◆ Entries:
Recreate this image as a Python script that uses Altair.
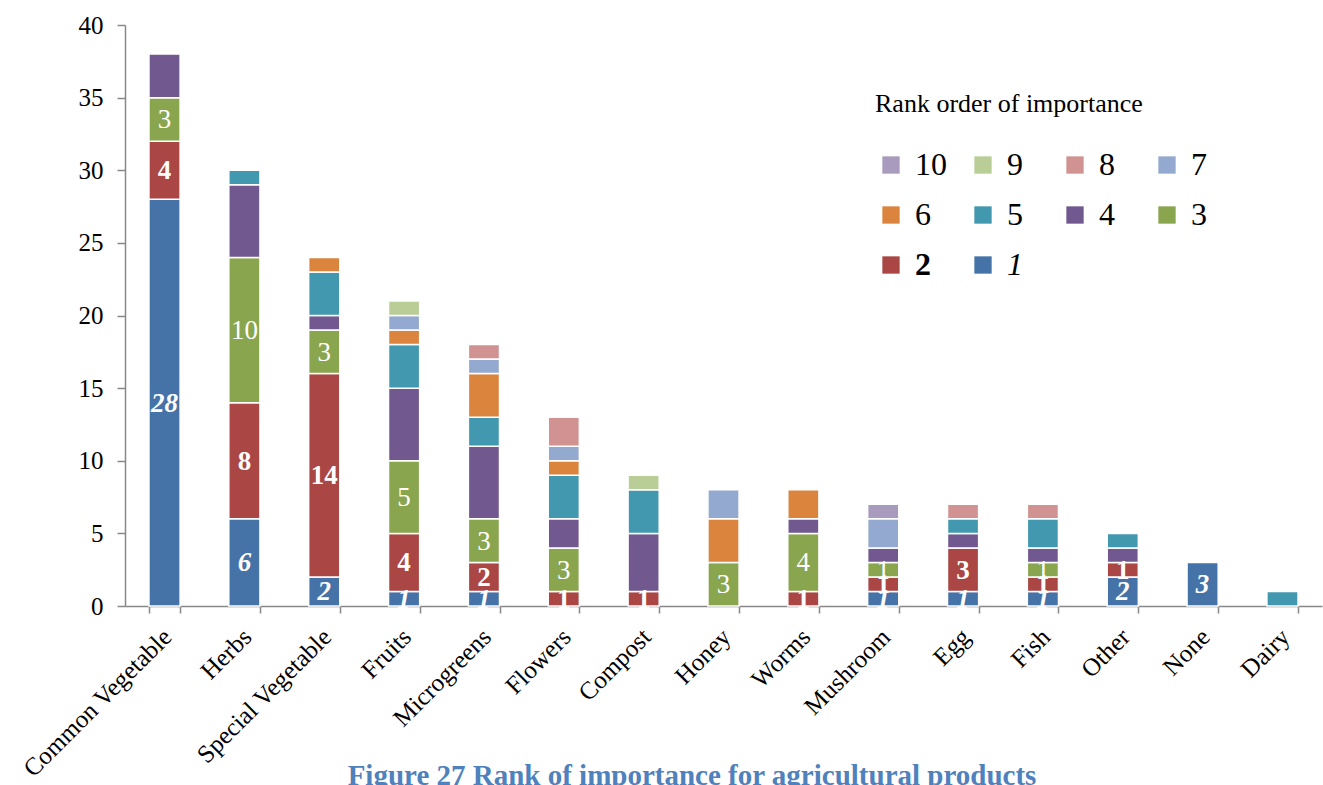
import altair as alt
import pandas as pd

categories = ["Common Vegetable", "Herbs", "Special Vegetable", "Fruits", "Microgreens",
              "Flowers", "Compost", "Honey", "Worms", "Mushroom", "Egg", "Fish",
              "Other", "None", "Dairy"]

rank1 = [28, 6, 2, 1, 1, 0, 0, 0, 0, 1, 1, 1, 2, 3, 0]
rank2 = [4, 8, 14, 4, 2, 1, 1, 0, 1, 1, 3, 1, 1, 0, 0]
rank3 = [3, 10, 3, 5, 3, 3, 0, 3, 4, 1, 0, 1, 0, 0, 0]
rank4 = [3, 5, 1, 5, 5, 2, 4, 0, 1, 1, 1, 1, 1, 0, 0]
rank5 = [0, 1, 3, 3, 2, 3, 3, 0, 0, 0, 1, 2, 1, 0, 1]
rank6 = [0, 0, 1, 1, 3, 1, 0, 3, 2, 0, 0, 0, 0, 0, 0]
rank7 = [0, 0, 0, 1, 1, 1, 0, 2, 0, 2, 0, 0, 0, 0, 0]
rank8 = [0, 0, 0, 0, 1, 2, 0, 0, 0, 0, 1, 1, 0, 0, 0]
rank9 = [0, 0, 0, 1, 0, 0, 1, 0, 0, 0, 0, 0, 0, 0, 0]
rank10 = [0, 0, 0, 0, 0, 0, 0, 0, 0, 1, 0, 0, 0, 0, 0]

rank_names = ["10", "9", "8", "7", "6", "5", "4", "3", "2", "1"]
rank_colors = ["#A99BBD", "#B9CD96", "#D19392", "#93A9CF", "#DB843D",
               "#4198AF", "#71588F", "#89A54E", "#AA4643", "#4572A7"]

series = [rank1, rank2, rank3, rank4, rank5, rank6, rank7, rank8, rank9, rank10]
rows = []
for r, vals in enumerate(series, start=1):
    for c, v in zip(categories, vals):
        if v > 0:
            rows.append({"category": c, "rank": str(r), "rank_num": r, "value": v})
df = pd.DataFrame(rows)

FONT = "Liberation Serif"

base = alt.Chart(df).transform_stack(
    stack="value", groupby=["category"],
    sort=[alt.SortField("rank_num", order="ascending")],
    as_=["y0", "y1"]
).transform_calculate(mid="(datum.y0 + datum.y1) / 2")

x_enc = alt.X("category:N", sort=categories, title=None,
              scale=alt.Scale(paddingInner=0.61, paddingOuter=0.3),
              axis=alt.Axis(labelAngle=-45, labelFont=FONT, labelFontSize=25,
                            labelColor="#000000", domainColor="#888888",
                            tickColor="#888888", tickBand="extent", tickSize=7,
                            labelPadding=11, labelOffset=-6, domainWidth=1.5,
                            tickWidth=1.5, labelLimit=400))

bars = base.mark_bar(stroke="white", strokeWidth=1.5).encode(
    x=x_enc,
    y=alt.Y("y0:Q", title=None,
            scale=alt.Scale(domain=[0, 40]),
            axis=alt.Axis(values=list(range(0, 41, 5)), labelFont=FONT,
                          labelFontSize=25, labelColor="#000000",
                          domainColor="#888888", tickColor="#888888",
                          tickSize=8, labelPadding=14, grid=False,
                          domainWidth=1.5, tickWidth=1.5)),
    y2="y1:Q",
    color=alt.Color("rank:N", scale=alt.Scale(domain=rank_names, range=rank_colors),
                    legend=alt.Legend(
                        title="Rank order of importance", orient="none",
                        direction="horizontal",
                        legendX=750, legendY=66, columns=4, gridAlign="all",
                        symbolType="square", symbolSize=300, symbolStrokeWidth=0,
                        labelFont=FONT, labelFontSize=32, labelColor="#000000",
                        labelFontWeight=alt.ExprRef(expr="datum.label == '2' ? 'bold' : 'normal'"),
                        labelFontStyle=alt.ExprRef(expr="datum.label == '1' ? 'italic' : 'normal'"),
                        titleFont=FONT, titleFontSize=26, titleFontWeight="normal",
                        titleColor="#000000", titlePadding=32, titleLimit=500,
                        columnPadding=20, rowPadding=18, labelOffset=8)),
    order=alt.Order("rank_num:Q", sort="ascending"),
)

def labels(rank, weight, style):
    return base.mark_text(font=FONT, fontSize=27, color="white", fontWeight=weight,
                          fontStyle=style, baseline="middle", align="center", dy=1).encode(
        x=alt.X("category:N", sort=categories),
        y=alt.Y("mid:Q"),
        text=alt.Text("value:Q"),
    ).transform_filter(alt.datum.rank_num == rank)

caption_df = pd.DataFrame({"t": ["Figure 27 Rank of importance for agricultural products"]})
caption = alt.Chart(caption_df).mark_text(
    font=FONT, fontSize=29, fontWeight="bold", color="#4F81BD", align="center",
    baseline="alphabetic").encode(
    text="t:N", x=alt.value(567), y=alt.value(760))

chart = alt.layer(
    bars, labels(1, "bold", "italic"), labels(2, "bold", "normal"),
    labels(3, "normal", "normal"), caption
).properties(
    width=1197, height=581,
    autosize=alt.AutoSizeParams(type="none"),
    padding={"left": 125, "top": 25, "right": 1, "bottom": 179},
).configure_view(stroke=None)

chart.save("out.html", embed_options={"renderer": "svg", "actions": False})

---

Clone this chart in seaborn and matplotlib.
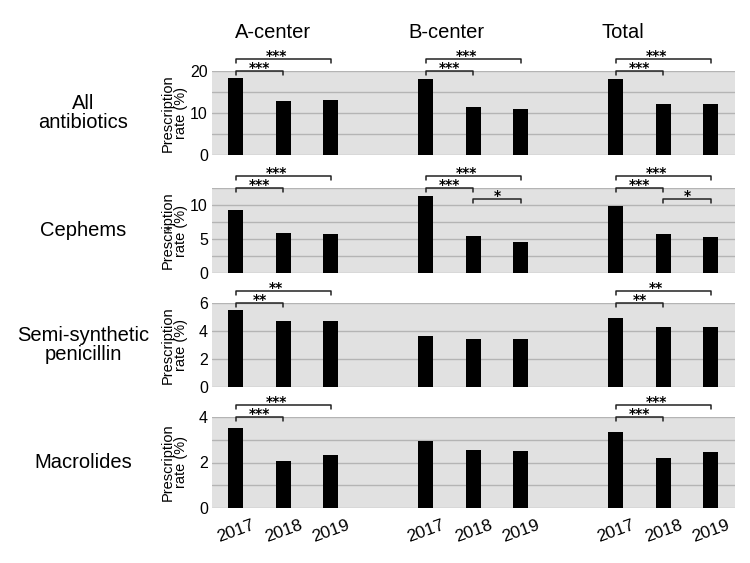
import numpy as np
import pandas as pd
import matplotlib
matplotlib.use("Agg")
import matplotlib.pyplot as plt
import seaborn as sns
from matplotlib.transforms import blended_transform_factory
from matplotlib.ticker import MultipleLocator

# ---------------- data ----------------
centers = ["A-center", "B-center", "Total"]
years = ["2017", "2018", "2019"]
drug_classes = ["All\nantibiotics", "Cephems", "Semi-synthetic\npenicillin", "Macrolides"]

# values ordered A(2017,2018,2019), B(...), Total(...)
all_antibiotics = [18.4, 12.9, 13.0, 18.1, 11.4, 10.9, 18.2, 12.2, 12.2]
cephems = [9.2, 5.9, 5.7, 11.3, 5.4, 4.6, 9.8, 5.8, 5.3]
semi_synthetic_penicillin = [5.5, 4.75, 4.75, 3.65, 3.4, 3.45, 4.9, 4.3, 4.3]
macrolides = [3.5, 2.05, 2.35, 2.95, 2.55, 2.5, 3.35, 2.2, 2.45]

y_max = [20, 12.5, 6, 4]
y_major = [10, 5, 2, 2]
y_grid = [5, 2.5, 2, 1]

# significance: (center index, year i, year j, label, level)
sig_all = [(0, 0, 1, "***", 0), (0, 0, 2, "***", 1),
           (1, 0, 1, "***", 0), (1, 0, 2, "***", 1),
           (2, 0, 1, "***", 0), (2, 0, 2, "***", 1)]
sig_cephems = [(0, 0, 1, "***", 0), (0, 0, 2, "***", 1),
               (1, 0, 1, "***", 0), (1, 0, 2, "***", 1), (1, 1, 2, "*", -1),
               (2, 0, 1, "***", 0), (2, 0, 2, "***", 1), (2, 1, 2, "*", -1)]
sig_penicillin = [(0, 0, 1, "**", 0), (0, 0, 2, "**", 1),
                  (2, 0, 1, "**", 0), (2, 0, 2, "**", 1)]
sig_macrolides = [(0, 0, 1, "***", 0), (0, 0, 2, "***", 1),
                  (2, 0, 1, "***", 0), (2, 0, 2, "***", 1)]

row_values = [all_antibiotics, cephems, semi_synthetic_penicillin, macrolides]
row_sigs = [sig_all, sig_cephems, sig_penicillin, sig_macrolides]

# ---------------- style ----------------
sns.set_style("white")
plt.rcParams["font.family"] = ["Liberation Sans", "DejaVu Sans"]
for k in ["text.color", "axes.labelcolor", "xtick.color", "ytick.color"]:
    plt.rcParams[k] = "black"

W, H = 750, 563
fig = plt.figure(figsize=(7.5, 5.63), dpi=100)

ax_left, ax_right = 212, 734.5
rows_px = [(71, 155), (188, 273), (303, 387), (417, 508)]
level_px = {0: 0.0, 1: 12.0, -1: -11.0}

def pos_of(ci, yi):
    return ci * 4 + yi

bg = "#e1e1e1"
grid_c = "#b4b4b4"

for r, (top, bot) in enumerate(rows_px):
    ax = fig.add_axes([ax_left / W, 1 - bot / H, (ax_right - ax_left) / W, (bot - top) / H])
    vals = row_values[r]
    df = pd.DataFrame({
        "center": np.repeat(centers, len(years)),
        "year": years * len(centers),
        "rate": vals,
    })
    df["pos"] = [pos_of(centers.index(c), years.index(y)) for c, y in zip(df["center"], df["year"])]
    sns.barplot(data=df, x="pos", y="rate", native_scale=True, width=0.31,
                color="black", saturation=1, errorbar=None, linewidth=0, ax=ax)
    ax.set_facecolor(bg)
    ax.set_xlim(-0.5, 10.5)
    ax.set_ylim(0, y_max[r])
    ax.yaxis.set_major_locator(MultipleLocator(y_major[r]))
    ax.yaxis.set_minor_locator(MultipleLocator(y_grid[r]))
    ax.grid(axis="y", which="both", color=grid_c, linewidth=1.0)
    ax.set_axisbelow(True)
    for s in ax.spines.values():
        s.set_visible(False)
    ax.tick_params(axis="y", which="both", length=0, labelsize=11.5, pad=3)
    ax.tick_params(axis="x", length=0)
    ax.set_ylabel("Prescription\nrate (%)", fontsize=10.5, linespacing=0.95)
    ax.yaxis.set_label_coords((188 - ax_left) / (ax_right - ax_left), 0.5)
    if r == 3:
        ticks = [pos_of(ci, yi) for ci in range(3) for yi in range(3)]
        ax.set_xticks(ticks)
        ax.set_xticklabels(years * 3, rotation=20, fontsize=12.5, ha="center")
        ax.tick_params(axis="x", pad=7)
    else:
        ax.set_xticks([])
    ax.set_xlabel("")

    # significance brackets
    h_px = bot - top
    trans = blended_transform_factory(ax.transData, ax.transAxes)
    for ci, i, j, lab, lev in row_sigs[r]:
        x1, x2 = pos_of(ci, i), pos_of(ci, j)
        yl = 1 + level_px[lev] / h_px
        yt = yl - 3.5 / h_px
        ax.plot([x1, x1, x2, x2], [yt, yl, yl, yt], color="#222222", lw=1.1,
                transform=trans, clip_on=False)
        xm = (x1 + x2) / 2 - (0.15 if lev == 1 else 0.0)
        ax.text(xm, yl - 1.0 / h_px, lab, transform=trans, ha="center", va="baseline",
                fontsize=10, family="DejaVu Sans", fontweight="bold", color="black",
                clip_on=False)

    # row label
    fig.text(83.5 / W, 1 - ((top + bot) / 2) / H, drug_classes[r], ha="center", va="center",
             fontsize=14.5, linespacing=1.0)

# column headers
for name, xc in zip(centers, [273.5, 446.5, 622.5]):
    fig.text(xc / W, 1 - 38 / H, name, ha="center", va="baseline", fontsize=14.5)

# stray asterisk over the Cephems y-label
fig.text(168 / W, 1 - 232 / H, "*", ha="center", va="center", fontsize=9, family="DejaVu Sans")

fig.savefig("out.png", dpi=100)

◆ To do: Repeat exactly, and only, the entries from the line with "Clone this chart in seaborn and matplotlib." through the line with "y_grid = [5, 2.5, 2, 1]". Pictures are skipped.

◆ Output of the task:
Clone this chart in seaborn and matplotlib.
import numpy as np
import pandas as pd
import matplotlib
matplotlib.use("Agg")
import matplotlib.pyplot as plt
import seaborn as sns
from matplotlib.transforms import blended_transform_factory
from matplotlib.ticker import MultipleLocator

# ---------------- data ----------------
centers = ["A-center", "B-center", "Total"]
years = ["2017", "2018", "2019"]
drug_classes = ["All\nantibiotics", "Cephems", "Semi-synthetic\npenicillin", "Macrolides"]

# values ordered A(2017,2018,2019), B(...), Total(...)
all_antibiotics = [18.4, 12.9, 13.0, 18.1, 11.4, 10.9, 18.2, 12.2, 12.2]
cephems = [9.2, 5.9, 5.7, 11.3, 5.4, 4.6, 9.8, 5.8, 5.3]
semi_synthetic_penicillin = [5.5, 4.75, 4.75, 3.65, 3.4, 3.45, 4.9, 4.3, 4.3]
macrolides = [3.5, 2.05, 2.35, 2.95, 2.55, 2.5, 3.35, 2.2, 2.45]

y_max = [20, 12.5, 6, 4]
y_major = [10, 5, 2, 2]
y_grid = [5, 2.5, 2, 1]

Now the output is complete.